DETAILED DESCRIPTION OF THE INVENTION
[0029] The invention is to create a sheet or fiber of the bichromal
material and cut the sheet or fiber into small well defined sizes
then spherodize the small particles to create bichromal spheres.
The bichromal material sheets can be fabricated by applying two
dissimilar materials together, such as a white and black sheet/film
or by adding at least one film between two sheets. The bichromal
fiber can be created by drawing the fiber from a bichromal preform
or extruding the fiber directly from/through a die. The bichromal
fiber can also be formed using a pulltrusion process, where a large
bichromal fiber is extruded and is redrawn as it exits the extruder
or soon after in a fiber draw process. The sheet or fiber can be
mechanically cut or cut using a laser. Since the small cut
bichromal pieces are typically created from a polymeric material,
heat can be added to them to spherodize them into bichromal
spheres. Heat can be added using a laser while or after cutting, or
by dropping them through a furnace, or by placing them in a hot
liquid bath. In addition to bichromal spheres, bichromal cylinders
can be created by cutting the bichromal fiber into short
lengths.
[0030] FIG. 2 illustrates two orthogonal arrays of cut lines (25V
and 25H) in a bichromal sheet 37s of material. Several possible
cross-sections of this sheet are shown in FIG. 4. The bichromal
sheet 37s can be cut along the cut lines (25V and 25H) using a
sharp mechanical cutter, such as a razor blade, or cut using a
laser. If a laser is used it would need to be focused to a fine
point to reduce waste and heating of the nearby regions in the
sheet 37s. The sheet could also be created by an array of fibers.
Using an array of fibers would only require the sheet to be cut in
one dimension. Cutting an array of fibers that form a sheet would
be the easiest method of creating short bichromal cylinders.

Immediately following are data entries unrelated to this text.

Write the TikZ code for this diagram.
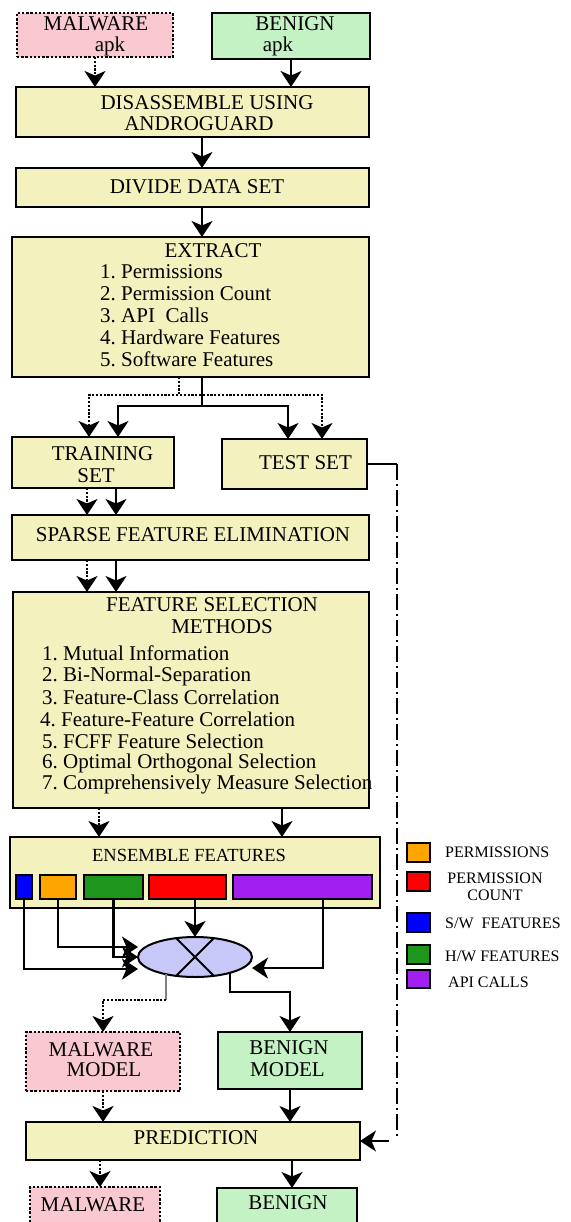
\documentclass[tikz,border=0pt]{standalone}
\usepackage{fontspec}
\setmainfont{Liberation Serif}
\usetikzlibrary{arrows.meta,shapes.geometric,calc}
\definecolor{yel}{RGB}{243,241,189}
\definecolor{pnk}{RGB}{250,200,208}
\definecolor{grn}{RGB}{196,242,196}
\definecolor{lav}{RGB}{200,200,248}
\definecolor{corange}{RGB}{255,165,0}
\definecolor{cred}{RGB}{255,0,0}
\definecolor{cblue}{RGB}{0,0,255}
\definecolor{cgreen}{RGB}{30,150,30}
\definecolor{cpurple}{RGB}{160,32,240}
\newcommand\mf{\fontsize{21}{22}\selectfont}
\newcommand\lf{\fontsize{16}{17}\selectfont}
\newcommand\ef{\fontsize{18.5}{20}\selectfont}
\begin{document}
\begin{tikzpicture}[x=1pt,y=-1pt,
  box/.style={draw, line width=2.2pt, inner sep=0pt, outer sep=0pt},
  ybox/.style={box, fill=yel},
  pbox/.style={box, fill=pnk, dash pattern=on 2.4pt off 1.8pt},
  gbox/.style={box, fill=grn},
  colbox/.style={draw, line width=2pt, inner sep=0pt, outer sep=0pt, minimum height=24pt},
  legbox/.style={draw, line width=1.8pt, inner sep=0pt, minimum width=23pt, minimum height=19pt},
  txt/.style={inner sep=0pt, font=\mf, align=center},
  itm/.style={inner sep=0pt, font=\mf, anchor=west},
  leg/.style={inner sep=0pt, font=\lf, anchor=west},
  arr/.style={line width=2.2pt, -{Stealth[length=16pt,width=21pt,inset=4.5pt]}},
  darr/.style={arr, dash pattern=on 2.2pt off 1.6pt},
  dashdotline/.style={line width=2pt, dash pattern=on 16pt off 4pt on 2pt off 4pt}
]
\useasboundingbox (0,0) rectangle (570,1222);
\fill[white] (0,0) rectangle (570,1222);
\clip (0,0) rectangle (570,1222);

% ---------- boxes ----------
\node[pbox, minimum width=156pt, minimum height=44pt] (mal) at (95,35) {};
\node[gbox, minimum width=158pt, minimum height=46pt] (ben) at (291,36) {};
\node[ybox, minimum width=353pt, minimum height=50pt] (dis) at (192.5,112) {};
\node[ybox, minimum width=353pt, minimum height=39pt] (div) at (192.5,187.5) {};
\node[ybox, minimum width=357pt, minimum height=140pt] (ext) at (190.5,307) {};
\node[ybox, minimum width=162pt, minimum height=51pt] (train) at (93,462.5) {};
\node[ybox, minimum width=145pt, minimum height=50pt] (test) at (294.5,464) {};
\node[ybox, minimum width=357pt, minimum height=45pt] (sparse) at (190.5,537.5) {};
\node[ybox, minimum width=356pt, minimum height=216pt] (fs) at (191,700) {};
\node[ybox, minimum width=370pt, minimum height=71pt] (ens) at (195,872.5) {};
\node[colbox, fill=cblue, minimum width=16pt] (fb) at (24,887) {};
\node[colbox, fill=corange, minimum width=36pt] (fo) at (58,887) {};
\node[colbox, fill=cgreen, minimum width=59pt] (fg) at (113.5,887) {};
\node[colbox, fill=cred, minimum width=77pt] (fr) at (187.5,887) {};
\node[colbox, fill=cpurple, minimum width=139pt] (fp) at (302.5,887) {};
\node[ellipse, draw, line width=2pt, fill=lav, minimum width=114pt, minimum height=40pt, inner sep=0pt, outer sep=0pt] (ell) at (195,957) {};
\draw[line width=2pt] (ell.135) -- (ell.315) (ell.45) -- (ell.225);
\node[pbox, minimum width=154pt, minimum height=59pt] (mm) at (103,1061.5) {};
\node[gbox, minimum width=144pt, minimum height=57pt] (bm) at (290,1060.5) {};
\node[ybox, minimum width=334pt, minimum height=38pt] (pred) at (193,1141) {};
\node[pbox, minimum width=130pt, minimum height=39pt] (mout) at (95,1206.5) {};
\node[gbox, minimum width=140pt, minimum height=38pt] (bout) at (287,1207) {};

% ---------- texts ----------
\node[txt] (tmal1) at (96,24) {MALWARE};
\node[txt] (tmal2) at (110,46) {apk};
\node[txt] (tben1) at (295,24) {BENIGN};
\node[txt] (tben2) at (278,46) {apk};
\node[txt] (tdis1) at (207,103) {DISASSEMBLE USING};
\node[txt] (tdis2) at (199,124) {ANDROGUARD};
\node[txt] (tdiv) at (197,187) {DIVIDE DATA SET};
\node[txt] (text0) at (213,251) {EXTRACT};
\node[itm] (text1) at (100,272) {1.\ Permissions};
\node[itm] (text2) at (100,294) {2.\ Permission Count};
\node[itm] (text3) at (100,315) {3.\ API\ \ Calls};
\node[itm] (text4) at (100,337) {4.\ Hardware Features};
\node[itm] (text5) at (100,359) {5.\ Software Features};
\node[txt] (ttrain1) at (102.5,454) {TRAINING};
\node[txt] (ttrain2) at (96,476) {SET};
\node[txt] (ttest) at (305.5,463) {TEST SET};
\node[txt] (tsparse) at (193,535) {SPARSE FEATURE ELIMINATION};
\node[txt] (tfs1) at (212,605) {FEATURE SELECTION};
\node[txt] (tfs2) at (222,627) {METHODS};
\node[itm] (tfsa) at (42,653) {1.\ Mutual Information};
\node[itm] (tfsb) at (42,676) {2.\ Bi-Normal-Separation};
\node[itm] (tfsc) at (42,697) {3.\ Feature-Class Correlation};
\node[itm] (tfsd) at (40,719) {4.\ Feature-Feature Correlation};
\node[itm] (tfse) at (42,741) {5.\ FCFF Feature Selection};
\node[itm] (tfsf) at (42,763) {6.\ Optimal Orthogonal Selection};
\node[itm] (tfsg) at (42,784) {7.\ Comprehensively Measure Selection};
\node[txt, font=\ef] (tens) at (189,855) {ENSEMBLE FEATURES};
\node[txt] (tmm1) at (101,1050) {MALWARE};
\node[txt] (tmm2) at (104,1070) {MODEL};
\node[txt] (tbm1) at (289,1048) {BENIGN};
\node[txt] (tbm2) at (287.5,1070) {MODEL};
\node[txt] (tpred) at (196,1138) {PREDICTION};
\node[txt] (tmout) at (93,1205) {MALWARE};
\node[txt] (tbout) at (288,1203) {BENIGN};

% ---------- legend ----------
\node[legbox, fill=corange] (lo) at (418.5,852.5) {};
\node[legbox, fill=cred] (lr) at (418.5,881.5) {};
\node[legbox, fill=cblue] (lb) at (418.5,922.5) {};
\node[legbox, fill=cgreen] (lg) at (418.5,954.5) {};
\node[legbox, fill=cpurple, minimum height=18pt] (lp) at (418.5,979) {};
\node[leg] (tlo) at (445,852) {PERMISSIONS};
\node[inner sep=0pt, font=\lf, align=center] (tlr) at (495,886.5) {PERMISSION\\COUNT};
\node[leg] (tlb) at (445,923) {S/W\ \ FEATURES};
\node[leg] (tlg) at (445,956) {H/W FEATURES};
\node[leg] (tlp) at (448,982) {API CALLS};

% ---------- guide coordinates ----------
\coordinate (xA) at (202,0);
\coordinate (xD) at (179,0);
\coordinate (jT1) at (118,406);
\coordinate (jT2) at (288,406);
\coordinate (jD1) at (89,395);
\coordinate (jD2) at (322,395);
\coordinate (xs1) at (87,0);
\coordinate (xs2) at (116,0);
\coordinate (xf1) at (99,0);
\coordinate (xf2) at (282,0);
\coordinate (xP) at (323,0);
\coordinate (g1) at (166,1000);
\coordinate (b1) at (0,992);
\coordinate (xM) at (100,0);
\coordinate (xB) at (292,0);
\coordinate (tc) at (397,464);

% ---------- connectors ----------
\draw[darr] (mal.south) -- (mal.south |- dis.north);
\draw[arr] (ben.south) -- (ben.south |- dis.north);
\draw[arr] (dis.south -| xA) -- (div.north -| xA);
\draw[arr] (div.south -| xA) -- (ext.north -| xA);
\draw[arr] (ext.south -| xA) |- (jT1) -- (jT1 |- train.north);
\draw[arr] (ext.south -| xA) |- (jT2) -- (jT2 |- test.north);
\draw[darr] (ext.south -| xD) |- (jD1) -- (jD1 |- train.north);
\draw[darr] (ext.south -| xD) |- (jD2) -- (jD2 |- test.north);
\draw[darr] (train.south -| xs1) -- (sparse.north -| xs1);
\draw[arr] (train.south -| xs2) -- (sparse.north -| xs2);
\draw[darr] (sparse.south -| xs1) -- (fs.north -| xs1);
\draw[arr] (sparse.south -| xs2) -- (fs.north -| xs2);
\draw[darr] (fs.south -| xf1) -- (ens.north -| xf1);
\draw[arr] (fs.south -| xf2) -- (ens.north -| xf2);
\draw[arr] (ell.north |- fr.south) -- (ell.north);
\draw[arr] (fo.south) |- ([yshift=10pt]ell.west);
\draw[arr] (fg.south) |- (ell.west);
\draw[arr] (fb.south) |- ([yshift=-12pt]ell.west);
\draw[arr] (fp.south -| xP) |- ([yshift=-11pt]ell.east);
\draw[line width=2pt, gray] (ell.211) -- (ell.211 |- g1);
\draw[darr] (ell.211 |- g1) -| (mm.north);
\draw[arr] (ell.336) -- (ell.336 |- b1) -| (bm.north);
\draw[darr] (mm.south) -- (mm.south |- pred.north);
\draw[arr] (bm.south) -- (bm.south |- pred.north);
\draw[darr] (pred.south -| xM) -- (mout.north -| xM);
\draw[arr] (pred.south -| xB) -- (bout.north -| xB);
\draw[line width=1.6pt] (test.east) -- (tc);
\draw[dashdotline] (tc) -- ([yshift=2pt]tc |- pred.east);
\draw[line width=1.8pt, -{Stealth[length=16pt,width=21pt,inset=4.5pt]}] ([xshift=-8pt]tc |- pred.east) -- (pred.east);
\end{tikzpicture}
\end{document}
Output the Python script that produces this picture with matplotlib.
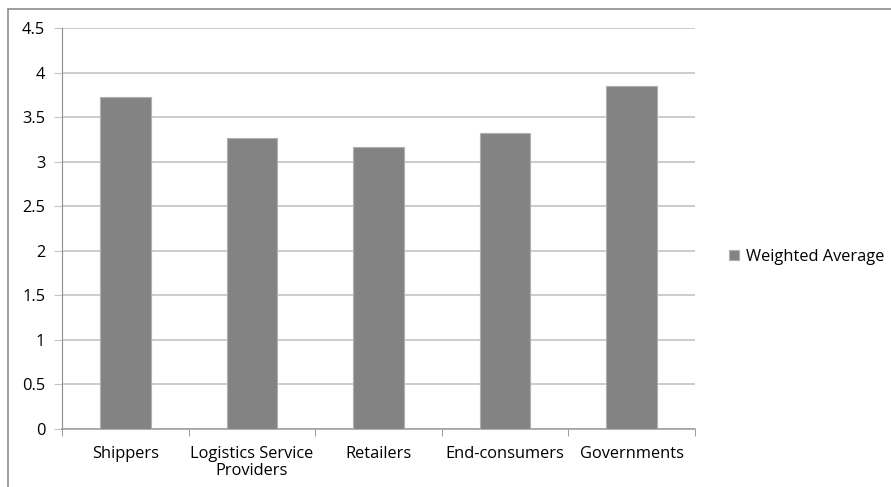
import numpy as np
import matplotlib.pyplot as plt
from matplotlib.patches import Rectangle

categories = ['Shippers', 'Logistics Service\nProviders', 'Retailers', 'End-consumers', 'Governments']
weighted_avg = [3.73, 3.27, 3.17, 3.32, 3.85]
yticks = [0, 0.5, 1, 1.5, 2, 2.5, 3, 3.5, 4, 4.5]
ytick_labels = ['0', '0.5', '1', '1.5', '2', '2.5', '3', '3.5', '4', '4.5']

plt.rcParams['font.family'] = ['Open Sans', 'DejaVu Sans']
FS = 11.8

fig = plt.figure(figsize=(8.91, 4.87), dpi=100)
ax = fig.add_axes([0.0696, 0.119, 0.7104, 0.8235])

# outer chart frame
fig.patches.append(Rectangle((8 / 891, -0.01), 1.0, 1 - 9 / 487 + 0.01,
                             transform=fig.transFigure, fill=False,
                             edgecolor='#8c8c8c', linewidth=1.2))

x = np.arange(len(categories))
ax.bar(x, weighted_avg, width=0.4, color='#838383', edgecolor='#b0b0b0',
       linewidth=0.8, label='Weighted Average', zorder=3)

ax.set_xlim(-0.5, len(categories) - 0.5)
ax.set_ylim(0, 4.5)
ax.set_yticks(yticks)
ax.set_yticklabels(ytick_labels, fontsize=FS)
ax.yaxis.grid(True, color='#c4c4c4', linewidth=1.2, zorder=0)

ax.set_xticks(x)
ax.set_xticklabels(categories, fontsize=FS, linespacing=1.1)
ax.set_xticks(np.arange(-0.5, len(categories)), minor=True)
ax.tick_params(axis='x', which='major', length=0, pad=12)
ax.tick_params(axis='x', which='minor', length=5, color='#8c8c8c', direction='out')
ax.tick_params(axis='y', length=6, color='#c4c4c4', pad=6)

for s in ['top', 'right']:
    ax.spines[s].set_visible(False)
ax.spines['left'].set_color('#8c8c8c')
ax.spines['bottom'].set_color('#a0a0a0')
ax.spines['bottom'].set_linewidth(1.2)

ax.legend(loc='center left', bbox_to_anchor=(1.054, 0.43), frameon=False,
          fontsize=FS, handlelength=0.6, handleheight=0.6, handletextpad=0.4,
          borderpad=0, borderaxespad=0)

fig.savefig('out.png', dpi=100)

[0031] FIG. 3A depicts one piece cut from the sheet 37s in FIG. 2.
The initial sheet was formed by sandwiching two clear polymer
sheets 33a and 33b around a black film 41. This cut bichromal piece
can then be spherodized to form a bichromal sphere. The simplest
method of spherodizing the bichromal pieces would be to place them
in a hot oil bath. The heat from the oil will cause the polymer 33a
and 33b to soften and surface tension will cause the bichromal
piece to turn into a sphere. The oil will also serve to keep the
pieces from sticking together. Assuming the initial bichromal sheet
37s was constructed as shown in FIG. 3A with a black film 41 in the
center and this black film does not soften during the spherodizing
process. Then upon heating the two clear polymer films 33a and 33b
surrounding the black film 41 will create the two hemispheres of
the balls. The thickness of each of the two sheets 33a and 33b that
form the bichromal material 37s will determine the final ball size
and appearance of the bichromal sphere. If the volume of materials
33a and 33b are such than they form perfect hemispheres around the
black film 41 then the bichromal balls will have an appearance
normal to the black film 41, as shown in FIG. 3B. If there is a
little more material in the top 33a and bottom 33b clear polymer
sheet then the black film 41 will be totally contained within the
balls, as shown in FIG. 3C. Using very thick clear polymer sheets
33a and 33b will create a ball with a small square black patch in
the center of a large clear ball, as shown in FIG. 3D. Any ratio of
material thickness could be chosen depending on the application,
appearance and addressability of the bichromal twisting ball
material. Note that this process could be used for many of the
different bichromal sheet materials shown in FIG. 4.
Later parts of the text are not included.